If the edge is present in the graph, we can either delete it,
[SOUND] reverse it. And if it's absent,
we can add it, which means that effectively, we have
either two or one possibilities for each of those n(n - 1) possible edges.
And so, we have O(n^2) possible operators that we need to evaluate at each point in
the step, each, each step in the algorithm.
What is the cost of evaluating each of the candidate successors that we would
get by taking one of these operators? So, reminding ourselves that there are
multiple components in the scores, one for each variable in the network,
because of the decomposability property. So we have n different components, and
for each of those, we have to look at the sufficient statistics and compute the
resulting entry in the score corresponding to that variable.
Computing sufficient statistics requires a traversal over the training data and so
that's something that takes O(M) time where M is the number of training
instances. So altogether, this step requires O(n *
M). Now, we haven't talked about this, but
one also needs to make sure that the resulting graph from this operator is in
fact acyclic and so we need to do an acyclicity check.
This is something that, in general, requires O of little m time, where m is
the number of edges in the graph. So, altogether, if we sum up all of these
different pieces of the cost, we end up with a computational cost which is O(n^2
* (Mn + m), whereby in large, little n is usually dwarfed by M, by big M times n
and that is the cost per search step. Now if you think of a network, it's not
even necessarily that large, something that has 50 or a 100 variables, so that n
is 50 to a 100, and the number of training instances is 10,000, this can
get really, really large and generally intractable to do in a lot of situations.
So how can we improve on this? Let's see how we can exploit the
decomposability property to get a significant computational savings in the
search process. Let's first look at a single small
operator such as the one where we add an edge between B and D to this network
where where such an edge did not exist before.
And, let's consider the score that we had for
the original network, which in this case is, because of decomposability property,
is the sum of family scores for the individual variables.
So we have a component that lists the score of A relative to its empty set of
parents, the score of B relative to the empty set, C relative to its parents A
and B, and D relative to its parent C. Let's compare that to the score of the
network following the move and we can see that this score for the new network is
actually very similar to the score of the original network, because, for the same
decomposability property we can break up the score into these little components
and since most families haven't changed, that component in the score is going to
be the same. Specifically, we're going to have the
exact same score for A relative to its empty parent set, the same score for B,
the same score for C, and only this only this last score for D is now going to be
different, because of the fact that we've modified the family for D.
But that immediately suggests that we don't really, really need to recompute
these earlier components of the score, because they haven't changed. We only
need to compute the last component corresponding to D.
In fact, we can do better than that by, instead of considering the absolute
score, instead, we're going to compute what's called the delta score which is
the difference between the score of the network following the change, this
network, and the score of the original network.
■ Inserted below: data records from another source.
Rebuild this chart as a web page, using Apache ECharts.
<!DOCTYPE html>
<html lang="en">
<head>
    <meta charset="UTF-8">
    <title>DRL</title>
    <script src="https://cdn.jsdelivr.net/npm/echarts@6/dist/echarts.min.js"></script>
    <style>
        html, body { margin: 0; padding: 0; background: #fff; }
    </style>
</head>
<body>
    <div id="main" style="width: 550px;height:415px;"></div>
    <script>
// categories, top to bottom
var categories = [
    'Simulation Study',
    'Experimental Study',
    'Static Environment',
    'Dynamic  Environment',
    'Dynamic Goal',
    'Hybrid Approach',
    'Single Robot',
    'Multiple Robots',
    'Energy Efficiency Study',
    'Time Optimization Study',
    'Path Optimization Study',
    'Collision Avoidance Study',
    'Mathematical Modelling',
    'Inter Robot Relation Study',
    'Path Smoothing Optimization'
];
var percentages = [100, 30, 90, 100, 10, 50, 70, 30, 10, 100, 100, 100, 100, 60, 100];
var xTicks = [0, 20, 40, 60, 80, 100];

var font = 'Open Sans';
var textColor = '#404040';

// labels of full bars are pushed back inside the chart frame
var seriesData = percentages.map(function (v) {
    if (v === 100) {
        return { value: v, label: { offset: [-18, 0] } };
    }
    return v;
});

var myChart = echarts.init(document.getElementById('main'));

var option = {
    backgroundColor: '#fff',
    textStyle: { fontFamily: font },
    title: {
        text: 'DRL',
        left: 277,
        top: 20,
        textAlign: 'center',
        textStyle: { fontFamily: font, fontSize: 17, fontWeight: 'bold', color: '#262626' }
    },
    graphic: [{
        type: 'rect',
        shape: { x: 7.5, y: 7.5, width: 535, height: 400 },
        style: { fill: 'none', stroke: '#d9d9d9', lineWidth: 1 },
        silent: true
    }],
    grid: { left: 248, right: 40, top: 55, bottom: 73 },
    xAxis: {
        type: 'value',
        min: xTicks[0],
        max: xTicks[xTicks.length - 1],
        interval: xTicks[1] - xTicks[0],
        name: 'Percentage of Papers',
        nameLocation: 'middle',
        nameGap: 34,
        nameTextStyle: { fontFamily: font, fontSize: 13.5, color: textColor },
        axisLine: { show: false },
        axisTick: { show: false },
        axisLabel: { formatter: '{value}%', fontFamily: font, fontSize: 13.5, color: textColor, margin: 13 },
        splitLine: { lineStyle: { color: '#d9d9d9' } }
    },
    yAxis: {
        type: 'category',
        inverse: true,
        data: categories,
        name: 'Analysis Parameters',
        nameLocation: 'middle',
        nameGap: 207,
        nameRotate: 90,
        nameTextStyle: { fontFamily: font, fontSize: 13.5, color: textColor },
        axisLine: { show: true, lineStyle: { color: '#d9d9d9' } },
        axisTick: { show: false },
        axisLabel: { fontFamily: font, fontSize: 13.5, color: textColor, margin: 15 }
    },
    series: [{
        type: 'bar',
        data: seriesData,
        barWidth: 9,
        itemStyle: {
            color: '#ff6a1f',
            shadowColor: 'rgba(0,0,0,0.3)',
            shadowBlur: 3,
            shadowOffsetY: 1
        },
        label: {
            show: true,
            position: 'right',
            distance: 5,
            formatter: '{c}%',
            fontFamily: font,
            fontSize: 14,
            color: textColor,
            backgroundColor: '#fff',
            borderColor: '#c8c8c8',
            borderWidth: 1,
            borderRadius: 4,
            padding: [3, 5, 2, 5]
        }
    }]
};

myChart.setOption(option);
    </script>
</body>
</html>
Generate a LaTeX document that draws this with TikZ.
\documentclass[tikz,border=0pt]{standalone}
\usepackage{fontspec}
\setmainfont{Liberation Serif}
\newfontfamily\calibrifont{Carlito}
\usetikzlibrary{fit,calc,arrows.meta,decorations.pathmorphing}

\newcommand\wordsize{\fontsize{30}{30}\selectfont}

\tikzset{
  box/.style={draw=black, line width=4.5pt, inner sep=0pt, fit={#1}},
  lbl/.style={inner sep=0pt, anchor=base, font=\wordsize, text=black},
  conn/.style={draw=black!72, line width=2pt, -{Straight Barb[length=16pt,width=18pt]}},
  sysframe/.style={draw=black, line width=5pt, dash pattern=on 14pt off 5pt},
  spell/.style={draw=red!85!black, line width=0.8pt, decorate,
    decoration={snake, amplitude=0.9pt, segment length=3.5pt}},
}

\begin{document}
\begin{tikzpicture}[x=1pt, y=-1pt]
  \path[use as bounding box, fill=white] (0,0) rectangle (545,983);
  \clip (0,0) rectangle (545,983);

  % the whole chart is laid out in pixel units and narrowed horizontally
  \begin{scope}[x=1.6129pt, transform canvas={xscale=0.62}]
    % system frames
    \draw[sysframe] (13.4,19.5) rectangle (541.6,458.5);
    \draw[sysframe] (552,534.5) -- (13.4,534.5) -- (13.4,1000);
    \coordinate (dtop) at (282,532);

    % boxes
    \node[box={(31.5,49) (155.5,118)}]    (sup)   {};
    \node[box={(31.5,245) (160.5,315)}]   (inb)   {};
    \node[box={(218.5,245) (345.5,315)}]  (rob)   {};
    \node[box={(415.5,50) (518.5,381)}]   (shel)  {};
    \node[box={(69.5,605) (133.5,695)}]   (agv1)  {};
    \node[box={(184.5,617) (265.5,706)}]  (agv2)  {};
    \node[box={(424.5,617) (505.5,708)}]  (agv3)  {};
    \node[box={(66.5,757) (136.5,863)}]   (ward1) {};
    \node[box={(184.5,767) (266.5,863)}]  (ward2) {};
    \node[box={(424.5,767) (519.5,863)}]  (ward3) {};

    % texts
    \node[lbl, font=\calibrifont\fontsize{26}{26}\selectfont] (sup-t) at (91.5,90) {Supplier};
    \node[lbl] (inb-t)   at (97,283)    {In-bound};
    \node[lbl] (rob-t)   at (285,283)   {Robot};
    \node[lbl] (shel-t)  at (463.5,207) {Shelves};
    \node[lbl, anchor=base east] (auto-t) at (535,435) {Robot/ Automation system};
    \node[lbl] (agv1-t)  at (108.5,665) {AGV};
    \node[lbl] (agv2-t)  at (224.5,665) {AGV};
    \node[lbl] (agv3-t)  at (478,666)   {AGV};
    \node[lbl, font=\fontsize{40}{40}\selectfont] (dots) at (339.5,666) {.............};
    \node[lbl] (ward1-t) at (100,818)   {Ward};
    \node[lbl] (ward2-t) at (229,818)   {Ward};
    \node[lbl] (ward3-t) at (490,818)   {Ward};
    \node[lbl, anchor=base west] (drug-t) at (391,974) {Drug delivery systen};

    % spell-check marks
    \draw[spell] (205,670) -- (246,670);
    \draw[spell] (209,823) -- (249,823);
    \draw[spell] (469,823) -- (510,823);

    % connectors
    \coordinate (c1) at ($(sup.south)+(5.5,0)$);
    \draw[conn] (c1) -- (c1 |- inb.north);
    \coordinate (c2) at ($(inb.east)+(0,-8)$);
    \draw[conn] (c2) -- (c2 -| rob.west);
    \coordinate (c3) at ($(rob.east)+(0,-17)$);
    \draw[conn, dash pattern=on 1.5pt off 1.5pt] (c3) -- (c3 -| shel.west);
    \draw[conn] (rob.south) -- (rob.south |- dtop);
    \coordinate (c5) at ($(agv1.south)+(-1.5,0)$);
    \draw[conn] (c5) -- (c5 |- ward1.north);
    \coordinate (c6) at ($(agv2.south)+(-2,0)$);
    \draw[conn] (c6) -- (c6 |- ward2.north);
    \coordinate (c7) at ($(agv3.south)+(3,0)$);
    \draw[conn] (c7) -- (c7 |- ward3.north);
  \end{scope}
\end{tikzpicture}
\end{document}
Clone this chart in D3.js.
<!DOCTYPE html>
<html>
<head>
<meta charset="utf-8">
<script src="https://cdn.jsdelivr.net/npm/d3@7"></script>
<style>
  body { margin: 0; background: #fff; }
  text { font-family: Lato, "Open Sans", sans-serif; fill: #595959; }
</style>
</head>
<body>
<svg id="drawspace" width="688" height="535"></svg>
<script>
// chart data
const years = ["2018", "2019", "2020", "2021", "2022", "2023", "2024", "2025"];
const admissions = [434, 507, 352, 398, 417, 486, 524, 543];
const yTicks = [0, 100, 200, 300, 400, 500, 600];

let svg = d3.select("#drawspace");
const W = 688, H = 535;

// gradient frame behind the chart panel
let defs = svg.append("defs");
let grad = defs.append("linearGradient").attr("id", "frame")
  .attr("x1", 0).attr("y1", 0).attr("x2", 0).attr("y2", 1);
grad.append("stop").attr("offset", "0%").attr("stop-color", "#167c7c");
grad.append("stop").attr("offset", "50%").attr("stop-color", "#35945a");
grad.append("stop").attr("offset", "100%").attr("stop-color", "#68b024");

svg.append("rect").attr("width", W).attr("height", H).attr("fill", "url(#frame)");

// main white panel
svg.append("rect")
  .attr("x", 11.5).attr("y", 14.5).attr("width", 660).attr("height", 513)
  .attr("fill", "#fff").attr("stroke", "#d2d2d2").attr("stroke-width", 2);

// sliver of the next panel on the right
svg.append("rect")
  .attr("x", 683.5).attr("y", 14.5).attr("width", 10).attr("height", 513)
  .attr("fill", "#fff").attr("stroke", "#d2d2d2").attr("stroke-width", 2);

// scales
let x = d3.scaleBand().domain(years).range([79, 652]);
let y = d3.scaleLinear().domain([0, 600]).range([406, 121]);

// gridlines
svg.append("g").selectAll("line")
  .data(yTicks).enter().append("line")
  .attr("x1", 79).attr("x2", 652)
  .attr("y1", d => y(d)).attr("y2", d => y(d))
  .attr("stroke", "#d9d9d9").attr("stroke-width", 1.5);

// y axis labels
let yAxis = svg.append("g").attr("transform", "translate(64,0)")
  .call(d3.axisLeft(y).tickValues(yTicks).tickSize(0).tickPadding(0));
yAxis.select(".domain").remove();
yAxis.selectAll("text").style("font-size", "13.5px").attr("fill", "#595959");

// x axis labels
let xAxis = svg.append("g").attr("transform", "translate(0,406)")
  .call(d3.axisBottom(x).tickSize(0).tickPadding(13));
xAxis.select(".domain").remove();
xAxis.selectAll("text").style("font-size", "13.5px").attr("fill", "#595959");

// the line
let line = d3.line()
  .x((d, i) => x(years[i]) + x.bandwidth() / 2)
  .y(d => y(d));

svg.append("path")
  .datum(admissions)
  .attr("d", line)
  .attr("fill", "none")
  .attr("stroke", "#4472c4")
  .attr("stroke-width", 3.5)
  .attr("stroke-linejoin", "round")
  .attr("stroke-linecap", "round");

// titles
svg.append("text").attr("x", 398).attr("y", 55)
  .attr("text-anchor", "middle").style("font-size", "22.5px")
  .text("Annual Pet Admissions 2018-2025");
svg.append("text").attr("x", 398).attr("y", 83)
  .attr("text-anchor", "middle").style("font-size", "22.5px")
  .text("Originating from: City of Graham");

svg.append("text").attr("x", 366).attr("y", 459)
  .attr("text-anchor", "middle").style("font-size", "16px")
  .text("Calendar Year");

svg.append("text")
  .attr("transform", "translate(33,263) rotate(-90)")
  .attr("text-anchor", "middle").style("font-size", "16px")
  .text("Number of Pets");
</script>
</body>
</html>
And we're going to compute the difference between those two scores, which as we can
see, is just the difference between the scores of the two families for D the B, C
family in, in the following, in the new network versus the C family and the
original network. And, that delta score is going to be
something that we can compute just looking at a single family, ignoring the
rest of the network. The same thing happens for other local
operators. So for example, if we consider now the
deletion operator that deletes an edge between B and C the, and we look at the
delta score, that delta score only cares about the the family C, because that's
the only family to have changed. And that's going to be, again, the
difference between the score of C with the single with the single edge A minus
the score of C with the family A, B.
So again, only one family gets affected by this change.
For an edge reversal, the situation's a little bit more complicated, because we
can see that by flipping the edge from B to C and making it go from C to B,
there's actually two families that are affected, the B family and the C family.
But that's still just two as opposed to the entire network and so we can see that
that delta score is going to have two components,
one is the delta score for the C family and the second is the delta score for the
B family. But in either case, we only end up
affecting either one family in the case of edge addition or in that case, case of
edge deletion or at most two families in the case of edge reversal.
And so, that means that we only have to consider a much smaller fraction of the
network when computing the delta square. A second use of the decomposability
property comes up when we consider multiple consecutive steps of the search
algorithm. So let's imagine that in the previous step, we decided to to take
that, step that, added the edge, from B to C, and now we have to consider the
next step in the search. Well, what are the operators that are
conceivable in this in this next step of the search? For example, one such
operator is to delete the edge from B to C [SOUND] this one.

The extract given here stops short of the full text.